* WHAT THE EXERCISE ASKS *
Pictures stay out of the copy. Please reproduce only the lines between the one holding "Recreate this image as a component" and the one holding "const aquaRegiaTotal = 2480", inclusive.

━━━━━━

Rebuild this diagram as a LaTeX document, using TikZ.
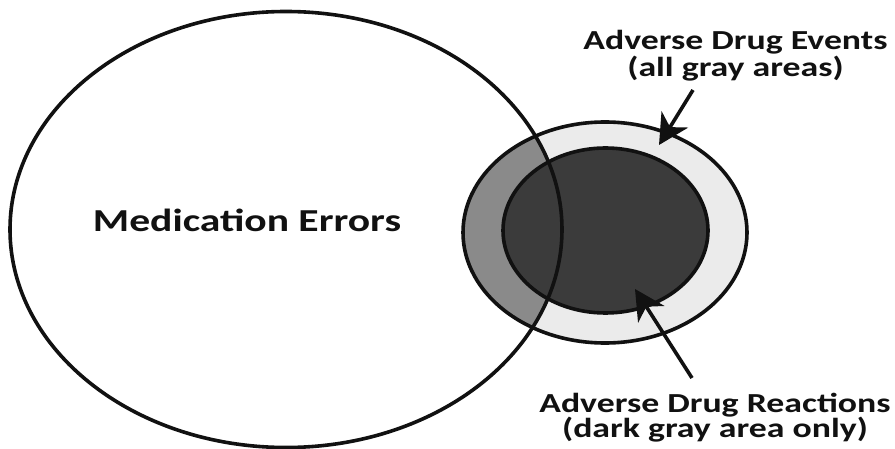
\documentclass[tikz,border=0pt]{standalone}
\usepackage{fontspec}
\setmainfont{Carlito}
\usetikzlibrary{arrows.meta}
\definecolor{lightarea}{HTML}{EBEBEB}
\definecolor{midarea}{HTML}{8A8A8A}
\definecolor{darkarea}{HTML}{3B3B3B}
\definecolor{ink}{HTML}{111111}
% wide bold lettering
\newcommand{\widetext}[1]{\scalebox{1.3}[1]{#1}}
\begin{document}
\begin{tikzpicture}[x=1pt,y=-1pt,
  outline/.style={line width=3.6pt, draw=ink},
  lbl/.style={font=\fontsize{27.5}{27.5}\selectfont\bfseries, text=ink, inner sep=0pt, anchor=base},
  pointer/.style={line width=3.6pt, draw=ink, -{Stealth[length=30pt,width=31pt,inset=9pt]}}]
\useasboundingbox[fill=white] (0,0) rectangle (895,449);

% shaded areas
\fill[lightarea] (605,232.5) ellipse [x radius=142, y radius=110.5];
\begin{scope}
  \clip (286,229.5) ellipse [x radius=276, y radius=218];
  \fill[midarea] (605,232.5) ellipse [x radius=142, y radius=110.5];
\end{scope}
\fill[darkarea] (605.5,230.5) ellipse [x radius=102.5, y radius=82.5];

% outlines
\draw[outline] (286,229.5) ellipse [x radius=276, y radius=218];
\draw[outline] (605,232.5) ellipse [x radius=142, y radius=110.5];
\draw[outline] (605.5,230.5) ellipse [x radius=102.5, y radius=82.5];

% labels
\node[lbl, font=\fontsize{32}{32}\selectfont\bfseries] (me) at (247,232) {\widetext{Medication Errors}};
\node[lbl] (ade1) at (735.5,50) {\widetext{Adverse Drug Events}};
\node[lbl] (ade2) at (735.5,77) {\widetext{(all gray areas)}};
\node[lbl] (adr1) at (715,412) {\widetext{Adverse Drug Reactions}};
\node[lbl] (adr2) at (715,437) {\widetext{(dark gray area only)}};

% pointers
\coordinate (adeTail) at (693,90);
\coordinate (adeTip) at (659,145);
\coordinate (adrTail) at (692,378);
\coordinate (adrTip) at (635,289);
\draw[pointer] (adeTail) -- (adeTip);
\draw[pointer] (adrTail) -- (adrTip);
\end{tikzpicture}
\end{document}
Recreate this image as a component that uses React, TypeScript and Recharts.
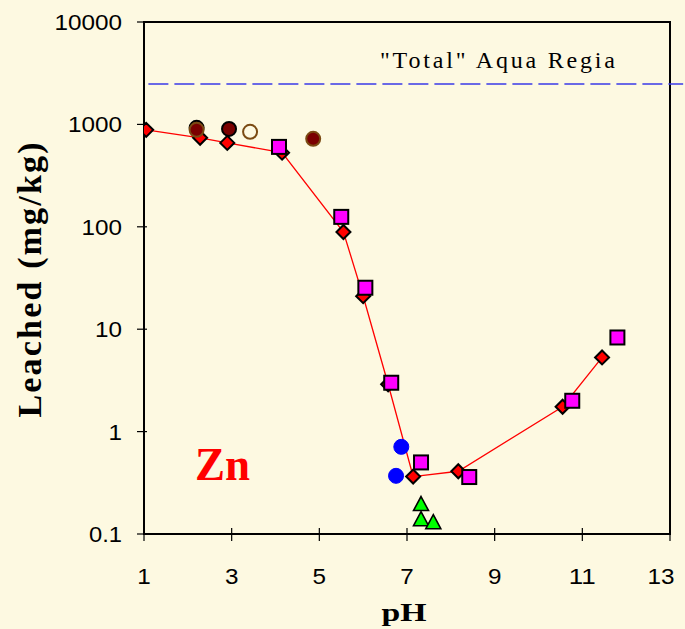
import React from "react"
import {
  ComposedChart,
  Line,
  Scatter,
  XAxis,
  YAxis,
  ReferenceLine,
  ReferenceArea,
} from "recharts"

const phTicks = [1, 3, 5, 7, 9, 11, 13]
const leachTicks = [0.1, 1, 10, 100, 1000, 10000]
const aquaRegiaTotal = 2480

// leaching curve (red diamonds joined by a line)
const curvePh = [1.05, 2.28, 2.9, 4.15, 5.55, 6.0, 6.57, 7.14, 8.17, 10.55, 11.45]
const curveZn = [885, 740, 660, 530, 89, 21, 2.9, 0.364, 0.41, 1.75, 5.3]

// magenta squares
const squarePh = [4.08, 5.5, 6.05, 6.64, 7.32, 8.42, 10.77, 11.8]
const squareZn = [603, 125, 25.4, 3.0, 0.5, 0.36, 2.0, 8.3]

// dark red circles, black rim
const darkPh = [2.2, 2.94]
const darkZn = [925, 903]

// dark red circles, brown rim
const brownPh = [2.2, 4.86]
const brownZn = [885, 723]

// open brown circle
const openPh = [3.42]
const openZn = [846]

// blue dots
const bluePh = [6.87, 6.75]
const blueZn = [0.71, 0.37]

// green triangles
const greenPh = [7.32, 7.32, 7.6]
const greenZn = [0.194, 0.138, 0.129]

const zip = (ph: number[], zn: number[]) => ph.map((p, i) => ({ ph: p, zn: zn[i] }))

const curveData = zip(curvePh, curveZn)
const squareData = zip(squarePh, squareZn)
const darkData = zip(darkPh, darkZn)
const brownData = zip(brownPh, brownZn)
const openData = zip(openPh, openZn)
const blueData = zip(bluePh, blueZn)
const greenData = zip(greenPh, greenZn)

const BG = "#FDF9E1"
const SANS = "'Liberation Sans', Arial, sans-serif"
const SERIF = "'Liberation Serif', 'Times New Roman', serif"

const Diamond = (props: any) => {
  const { cx, cy, index } = props
  if (cx == null || cy == null) return null
  const r = 7
  return (
    <path
      key={`d${index}`}
      d={`M${cx},${cy - r} L${cx + r},${cy} L${cx},${cy + r} L${cx - r},${cy} Z`}
      fill='#FF0000'
      stroke='#000'
      strokeWidth={2}
    />
  )
}

const Square = ({ cx, cy }: any) => (
  <rect x={cx - 7} y={cy - 7} width={14} height={14} fill='#FF00FF' stroke='#000' strokeWidth={2} />
)

const dot = (fill: string, stroke: string, r: number, sw: number) => ({ cx, cy }: any) => (
  <circle cx={cx} cy={cy} r={r} fill={fill} stroke={stroke} strokeWidth={sw} />
)

const Triangle = ({ cx, cy }: any) => (
  <path
    d={`M${cx},${cy - 8} L${cx + 7.5},${cy + 6} L${cx - 7.5},${cy + 6} Z`}
    fill='#00FF00'
    stroke='#000'
    strokeWidth={1.6}
  />
)

// tick labels are drawn a little wide, like the original sheet
const labelWidth = (s: string) => s.replace(/\./g, "").length * 13.5 + (s.includes(".") ? 6 : 0)

const PhTick = ({ x, y, payload }: any) => {
  const s = String(payload.value)
  // last label is pulled in so it stays inside the frame
  const lx = payload.value === 13 ? x - 9 : x
  return (
    <g>
      <line x1={x} x2={x} y1={y - 6} y2={y + 7} stroke='#000' strokeWidth={1.2} />
      <text
        x={lx}
        y={y + 50}
        textAnchor='middle'
        textLength={labelWidth(s)}
        lengthAdjust='spacingAndGlyphs'
        fontFamily={SANS}
        fontSize={22}
        fill='#000'>
        {s}
      </text>
    </g>
  )
}

const LeachTick = ({ x, y, payload }: any) => {
  const s = payload.value < 1 ? "0.1" : String(payload.value)
  return (
    <g>
      <line x1={x - 7} x2={x + 3} y1={y} y2={y} stroke='#000' strokeWidth={1.2} />
      <text
        x={x - 22}
        y={y + 8}
        textAnchor='end'
        textLength={labelWidth(s)}
        lengthAdjust='spacingAndGlyphs'
        fontFamily={SANS}
        fontSize={22}
        fill='#000'>
        {s}
      </text>
    </g>
  )
}

export default function App() {
  return (
    <div
      style={{
        position: "absolute",
        left: 0,
        top: 0,
        width: 685,
        height: 629,
        background: BG,
      }}>
      <ComposedChart
        width={685}
        height={629}
        margin={{ top: 22, right: 15, bottom: 0, left: 0 }}>
        <XAxis
          dataKey='ph'
          type='number'
          domain={[1, 13]}
          ticks={phTicks}
          allowDataOverflow
          axisLine={false}
          tickLine={false}
          tickSize={0}
          tickMargin={0}
          height={95}
          tick={<PhTick />}
        />
        <YAxis
          dataKey='zn'
          type='number'
          scale='log'
          domain={[0.1, 10000]}
          ticks={leachTicks}
          allowDataOverflow
          axisLine={false}
          tickLine={false}
          tickSize={0}
          tickMargin={0}
          width={144}
          tick={<LeachTick />}
        />
        <ReferenceArea
          x1={1}
          x2={13}
          y1={0.1}
          y2={10000}
          fill='none'
          stroke='#000'
          strokeWidth={2}
          ifOverflow='visible'
        />
        <ReferenceLine
          segment={[
            { x: 1.1, y: aquaRegiaTotal },
            { x: 13.3, y: aquaRegiaTotal },
          ]}
          stroke='#3A3AE8'
          strokeWidth={1.3}
          strokeDasharray='20 6'
          ifOverflow='visible'
        />
        <Line
          data={curveData}
          dataKey='zn'
          type='linear'
          stroke='#FF0000'
          strokeWidth={1.3}
          dot={Diamond}
          activeDot={false}
          isAnimationActive={false}
        />
        <Scatter data={squareData} dataKey='zn' shape={Square} isAnimationActive={false} />
        <Scatter data={darkData} dataKey='zn' shape={dot("#7A0000", "#000", 7, 2)} isAnimationActive={false} />
        <Scatter data={brownData} dataKey='zn' shape={dot("#7A0000", "#7A4A12", 7, 2)} isAnimationActive={false} />
        <Scatter data={openData} dataKey='zn' shape={dot(BG, "#7A4A12", 7, 2)} isAnimationActive={false} />
        <Scatter data={blueData} dataKey='zn' shape={dot("#0000FF", "#0000FF", 7.5, 1)} isAnimationActive={false} />
        <Scatter data={greenData} dataKey='zn' shape={Triangle} isAnimationActive={false} />

        <text
          x={380}
          y={68}
          textLength={235}
          lengthAdjust='spacing'
          fontFamily={SERIF}
          fontSize={24}
          fill='#000'>
          "Total" Aqua Regia
        </text>
        <text
          x={195}
          y={480}
          textLength={55}
          lengthAdjust='spacingAndGlyphs'
          fontFamily={SERIF}
          fontWeight='bold'
          fontSize={46}
          fill='#FF0000'>
          Zn
        </text>
        <text
          transform='translate(41, 280) rotate(-90)'
          textAnchor='middle'
          textLength={275}
          lengthAdjust='spacing'
          fontFamily={SERIF}
          fontWeight='bold'
          fontSize={34}
          fill='#000'>
          Leached (mg/kg)
        </text>
        <text
          x={404}
          y={621}
          textAnchor='middle'
          textLength={45}
          lengthAdjust='spacingAndGlyphs'
          fontFamily={SERIF}
          fontWeight='bold'
          fontSize={26}
          fill='#000'>
          pH
        </text>
      </ComposedChart>
    </div>
  )
}
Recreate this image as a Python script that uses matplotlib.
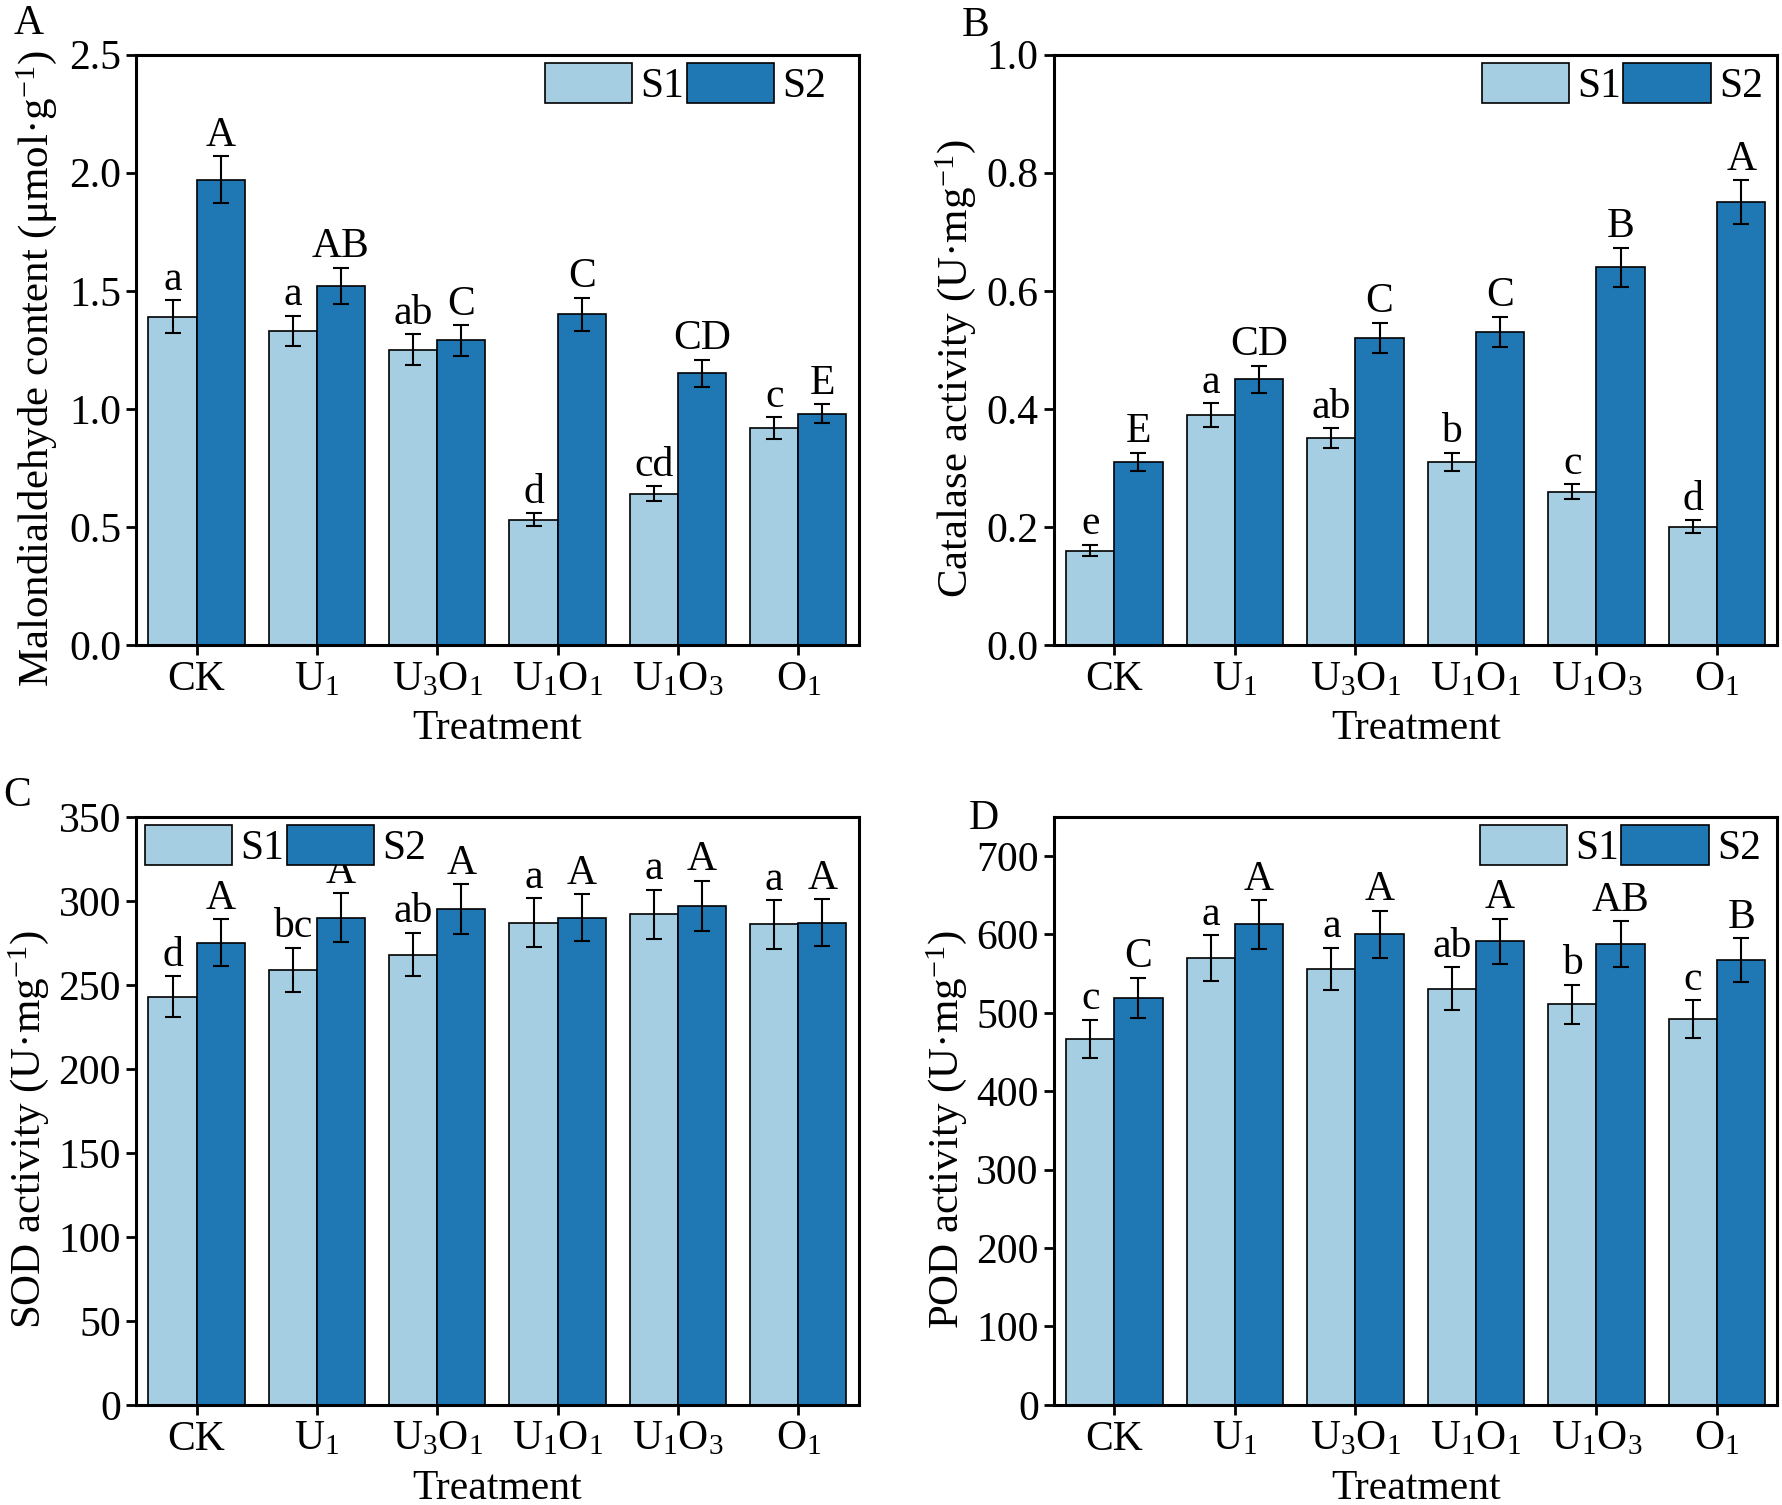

━━━━━━

* EXERCISE ANSWER *
Recreate this image as a component that uses React, TypeScript and Recharts.
import React from "react"
import {
  ComposedChart,
  Line,
  Scatter,
  XAxis,
  YAxis,
  ReferenceLine,
  ReferenceArea,
} from "recharts"

const phTicks = [1, 3, 5, 7, 9, 11, 13]
const leachTicks = [0.1, 1, 10, 100, 1000, 10000]
const aquaRegiaTotal = 2480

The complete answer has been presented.